The Man Who Knew: John O'Neill

frontline: PBS

In light of Richard Clarke's story about the pushing of terrorism to a back burner, let's all remember another person that the Bush Administration ignored in their rush to Iraq - John O'Neill. He was the FBI's leading expert on al-Qaeda and warned the Bush Administration repeatedly about their reach and drive to attack.

He quit the FBI to become head of security for the World Trade Center, and died in the 9/11 attacks, becoming a painful casulty of the Bush Administration's delegation of al-Qaeda to a back burner.

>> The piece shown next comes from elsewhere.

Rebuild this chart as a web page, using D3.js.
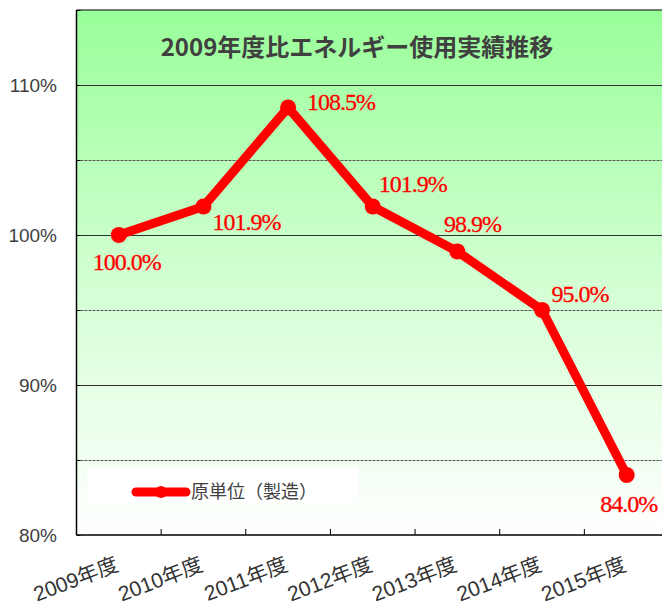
<!DOCTYPE html>
<html>
<head>
<meta charset="utf-8">
<script src="https://cdn.jsdelivr.net/npm/d3@7"></script>
<style>
  html, body { margin: 0; padding: 0; background: #ffffff; }
  svg { display: block; }
</style>
</head>
<body>
<svg id="chart" width="662" height="606"></svg>
<script>
// Fiscal years and energy use per unit of production, relative to FY2009
const categories = ["2009年度", "2010年度", "2011年度", "2012年度", "2013年度", "2014年度", "2015年度"];
const values = [100.0, 101.9, 108.5, 101.9, 98.9, 95.0, 84.0];
const yTicks = [80, 85, 90, 95, 100, 105, 110, 115];
const yTickLabels = ["80%", "", "90%", "", "100%", "", "110%", ""];
const seriesName = "原単位（製造）";
const title = "2009年度比エネルギー使用実績推移";

// label placement relative to each point (dx, dy)
const labelOffsets = [[8, 35], [43, 23], [53, 2], [40, -15], [15, -20], [38, -8], [2, 37]];

const svg = d3.select("#chart");
const plot = { left: 76.5, right: 669, top: 10, bottom: 535 };

const x = d3.scaleBand().domain(categories).range([plot.left, plot.right]).padding(0);
const y = d3.scaleLinear().domain([80, 115]).range([plot.bottom, plot.top]);

// background gradient
const defs = svg.append("defs");
const grad = defs.append("linearGradient").attr("id", "bg").attr("x1", 0).attr("y1", 0).attr("x2", 0).attr("y2", 1);
grad.append("stop").attr("offset", "0%").attr("stop-color", "#99ff99");
grad.append("stop").attr("offset", "55%").attr("stop-color", "#d6ffd6");
grad.append("stop").attr("offset", "100%").attr("stop-color", "#ffffff");

svg.append("rect")
  .attr("x", plot.left).attr("y", plot.top)
  .attr("width", plot.right - plot.left).attr("height", plot.bottom - plot.top)
  .attr("fill", "url(#bg)");

// gridlines: solid at every 10%, dashed at the 5% steps between
svg.append("g").selectAll("line")
  .data(yTicks.filter(t => t > 80 && t < 115))
  .join("line")
  .attr("x1", plot.left).attr("x2", plot.right)
  .attr("y1", d => y(d) + 0.5).attr("y2", d => y(d) + 0.5)
  .attr("stroke", d => d % 10 === 0 ? "#333333" : "#555555")
  .attr("stroke-width", 1)
  .attr("stroke-dasharray", d => d % 10 === 0 ? null : "3,1");

// legend background
svg.append("rect")
  .attr("x", 87).attr("y", 467).attr("width", 271).attr("height", 35)
  .attr("fill", "#ffffff").attr("opacity", 0.85);

// axes
const yAxis = d3.axisRight(y).tickValues(yTicks).tickSize(4).tickFormat("");
const yg = svg.append("g").attr("transform", `translate(${plot.left},0)`).call(yAxis);
yg.select(".domain").remove();
yg.selectAll(".tick line").attr("stroke", "#000");

svg.append("line")
  .attr("x1", plot.left).attr("x2", plot.left)
  .attr("y1", plot.top).attr("y2", plot.bottom)
  .attr("stroke", "#000").attr("stroke-width", 1.5);
svg.append("line")
  .attr("x1", plot.left).attr("x2", plot.right)
  .attr("y1", plot.top).attr("y2", plot.top)
  .attr("stroke", "#000").attr("stroke-width", 1.2);
svg.append("line")
  .attr("x1", plot.left).attr("x2", plot.right)
  .attr("y1", plot.bottom).attr("y2", plot.bottom)
  .attr("stroke", "#000").attr("stroke-width", 1.5);

// x ticks at the category boundaries, pointing up
svg.append("g").selectAll("line")
  .data(categories.slice(1))
  .join("line")
  .attr("x1", d => x(d)).attr("x2", d => x(d))
  .attr("y1", plot.bottom).attr("y2", plot.bottom - 6)
  .attr("stroke", "#000");

// y tick labels
svg.append("g").selectAll("text")
  .data(yTicks.map((t, i) => ({ t, label: yTickLabels[i] })).filter(d => d.label))
  .join("text")
  .attr("x", 57).attr("y", d => y(d.t))
  .attr("dy", "0.35em")
  .attr("text-anchor", "end")
  .attr("font-family", "'Liberation Sans', Arial, sans-serif")
  .attr("font-size", 19)
  .attr("fill", "#404040")
  .text(d => d.label);

// x category labels, rotated
svg.append("g").selectAll("text")
  .data(categories)
  .join("text")
  .attr("transform", d => `translate(${x(d) + x.bandwidth() / 2 + 1},570) rotate(-21)`)
  .attr("text-anchor", "end")
  .attr("font-family", "'Liberation Sans', 'Noto Sans CJK JP', sans-serif")
  .attr("font-size", 21)
  .attr("fill", "#333333")
  .text(d => d);

// title
svg.append("text")
  .attr("x", 357).attr("y", 56)
  .attr("text-anchor", "middle")
  .attr("font-family", "'Noto Sans CJK JP', sans-serif")
  .attr("font-weight", "bold")
  .attr("font-size", 24)
  .attr("fill", "#404040")
  .text(title);

// series line and markers
const pts = categories.map((c, i) => ({ c, v: values[i], i }));
const line = d3.line().x(d => x(d.c) + x.bandwidth() / 2).y(d => y(d.v));
svg.append("path")
  .datum(pts)
  .attr("d", line)
  .attr("fill", "none")
  .attr("stroke", "#ff0000")
  .attr("stroke-width", 9)
  .attr("stroke-linejoin", "round");
svg.append("g").selectAll("circle")
  .data(pts)
  .join("circle")
  .attr("cx", d => x(d.c) + x.bandwidth() / 2)
  .attr("cy", d => y(d.v))
  .attr("r", 8)
  .attr("fill", "#ff0000");

// value labels
svg.append("g").selectAll("text")
  .data(pts)
  .join("text")
  .attr("x", d => x(d.c) + x.bandwidth() / 2 + labelOffsets[d.i][0])
  .attr("y", d => y(d.v) + labelOffsets[d.i][1])
  .attr("text-anchor", "middle")
  .attr("font-family", "'Liberation Serif', 'Times New Roman', serif")
  .attr("font-size", 24)
  .attr("letter-spacing", -1)
  .attr("fill", "#ff0000")
  .attr("stroke", "#ff0000")
  .attr("stroke-width", 0.3)
  .text(d => d.v.toFixed(1) + "%");

// legend
svg.append("line")
  .attr("x1", 136).attr("x2", 186).attr("y1", 492).attr("y2", 492)
  .attr("stroke", "#ff0000").attr("stroke-width", 9).attr("stroke-linecap", "round");
svg.append("circle").attr("cx", 161).attr("cy", 492).attr("r", 6).attr("fill", "#ff0000");
svg.append("text")
  .attr("x", 191).attr("y", 492).attr("dy", "0.35em")
  .attr("font-family", "'Noto Sans CJK JP', sans-serif")
  .attr("font-size", 18)
  .attr("fill", "#404040")
  .text(seriesName);
</script>
</body>
</html>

If the Bush Administration had responded to the increased level of chatter and warnings about an impending al-Qaeda attack, John O'Neill would not have quit. It's interesting that the frontline site asks this question: What if the CIA had shared its information with the FBI? The circumstances for shared information could easily have been the kind of high-level focused meetings that Clinton convened in 1999, when several terrorism attacks were foiled around the turn of the millenium. Every day, the various heads of the intelligence community would have shaken the tree to get the best intelligence available into the hands of people who understood it.

Imagine Richard Clarke, John O'Neill, the Phoenix memo, the CIA information about two hijackers already in the country, and the case file of Zacharias Moussaoui in the same room. It's a world in which the 9/11 attacks would never have happened.

But worrying about al-Qaeda was just so Clinton. And Bush was the anti-Clinton. And so the towers fell.